Doa bukan alat untuk memaksa Tuhan agar mengabulkan permintaan pendoa. Berdoa adalah mencari kehendak-Nya agar kita dapat berjalan dalam rancangan kehendak-Nya. Mestinya doa harus menjadi gaya hidup kita. Menjadi kebutuhan utama dalam kehidupan sehari-hari agar kita semakin akrab dengan-Nya. Dua alasan itulah yang saya temukan dalam Matius 6 : 5-13.

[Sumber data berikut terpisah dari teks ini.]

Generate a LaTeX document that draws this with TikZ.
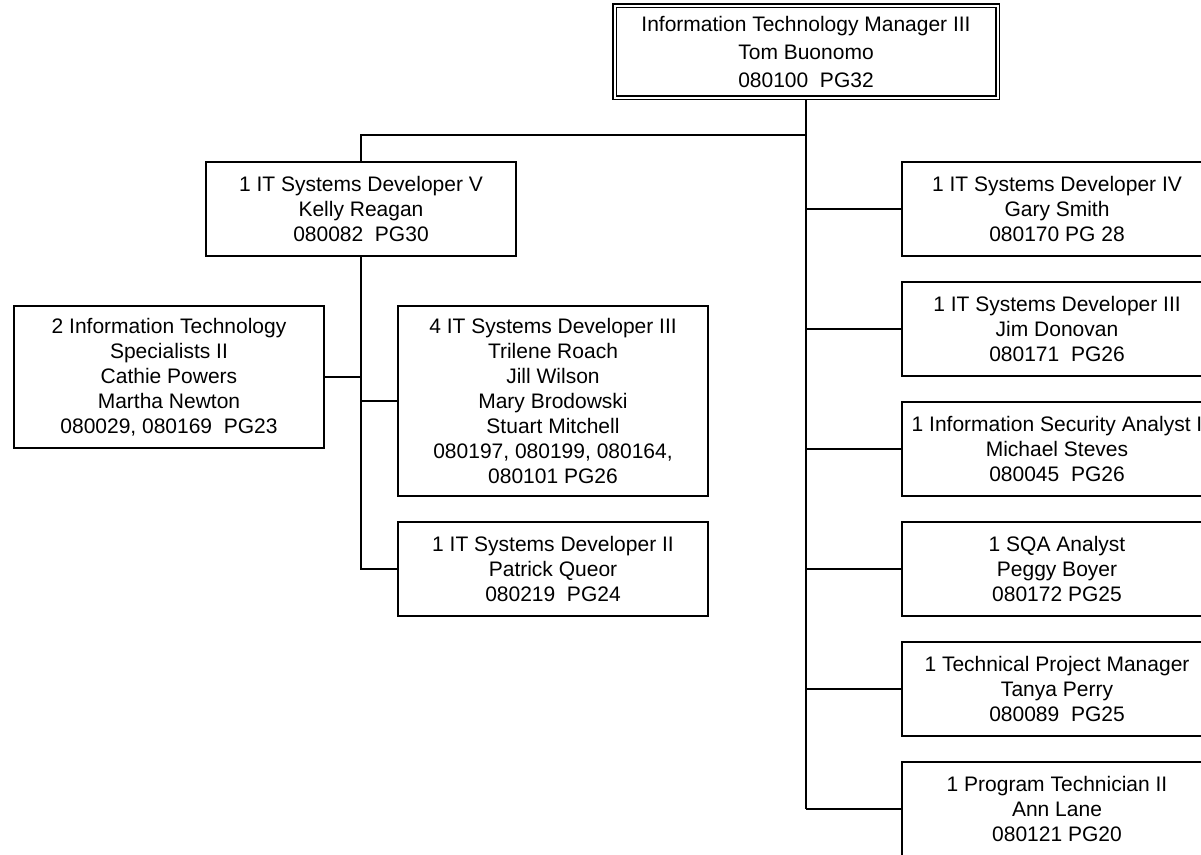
\documentclass[tikz,border=0pt]{standalone}
\usepackage{fontspec}
\setmainfont{Liberation Sans}

\begin{document}
\begin{tikzpicture}[x=1pt,y=-1pt,line width=1.8pt,
  every node/.style={draw,solid,shape=rectangle,align=center,inner sep=0pt,
    minimum width=310pt,minimum height=94pt,font=\fontsize{21}{25}\selectfont},
  headbox/.style={double,double distance=2pt,line width=1.6pt,outer sep=2.6pt,
    minimum width=383pt,minimum height=92pt,font=\fontsize{21}{28}\selectfont}]

  \useasboundingbox (0,0) rectangle (1201,854);
  \clip (0,0) rectangle (1201,854);

  % Specification of nodes (position, etc.)
  \node[headbox] (itm) at (806,51.5) {Information Technology Manager III\\Tom Buonomo\\080100\ \ PG32};
  \node (dev5) at (361,209) {1 IT Systems Developer V\\Kelly Reagan\\080082\ \ PG30};
  \node[minimum height=142pt] (spec2) at (169,377) {2 Information Technology\\Specialists II\\Cathie Powers\\Martha Newton\\080029, 080169\ \ PG23};
  \node[minimum height=190pt] (dev3a) at (553,401) {4 IT Systems Developer III\\Trilene Roach\\Jill Wilson\\Mary Brodowski\\Stuart Mitchell\\080197, 080199, 080164,\\080101 PG26};
  \node (dev2) at (553,569) {1 IT Systems Developer II\\Patrick Queor\\080219\ \ PG24};
  \node (dev4) at (1057,209) {1 IT Systems Developer IV\\Gary Smith\\080170 PG 28};
  \node (dev3b) at (1057,329) {1 IT Systems Developer III\\Jim Donovan\\080171\ \ PG26};
  \node (isa) at (1057,449) {1 Information Security Analyst I\\Michael Steves\\080045\ \ PG26};
  \node (sqa) at (1057,569) {1 SQA Analyst\\Peggy Boyer\\080172 PG25};
  \node (tpm) at (1057,689) {1 Technical Project Manager\\Tanya Perry\\080089\ \ PG25};
  \node (pt2) at (1057,809) {1 Program Technician II\\Ann Lane\\080121 PG20};
  \coordinate (split) at (806,135);

  \begin{scope}[-]
    \draw (itm.south) -- (itm.south |- pt2.west);
    \draw (dev5.north) |- (split);
    \draw (dev4.west) -- (dev4.west -| itm.south);
    \draw (dev3b.west) -- (dev3b.west -| itm.south);
    \draw (isa.west) -- (isa.west -| itm.south);
    \draw (sqa.west) -- (sqa.west -| itm.south);
    \draw (tpm.west) -- (tpm.west -| itm.south);
    \draw (pt2.west) -- (pt2.west -| itm.south);
    \draw (dev5.south) |- (dev2.west);
    \draw (spec2.east) -- (spec2.east -| dev5.south);
    \draw (dev3a.west) -- (dev3a.west -| dev5.south);
  \end{scope}

\end{tikzpicture}
\end{document}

Doa itu bukan sekedar kata-kata. Bukan pengulangan kalimat-kalimat seperti mantera. Allah mencari hubungan hati yang dekat. Doa akan membawa kita mengenal Allah dan memberi jalan agar Allah dapat menyatakan ketentuan-Nya melalui kita, seturut kehendak-Nya. Kualitas kehidupan doa kita itu menentukan kualitas hubungan kita dengan Dia.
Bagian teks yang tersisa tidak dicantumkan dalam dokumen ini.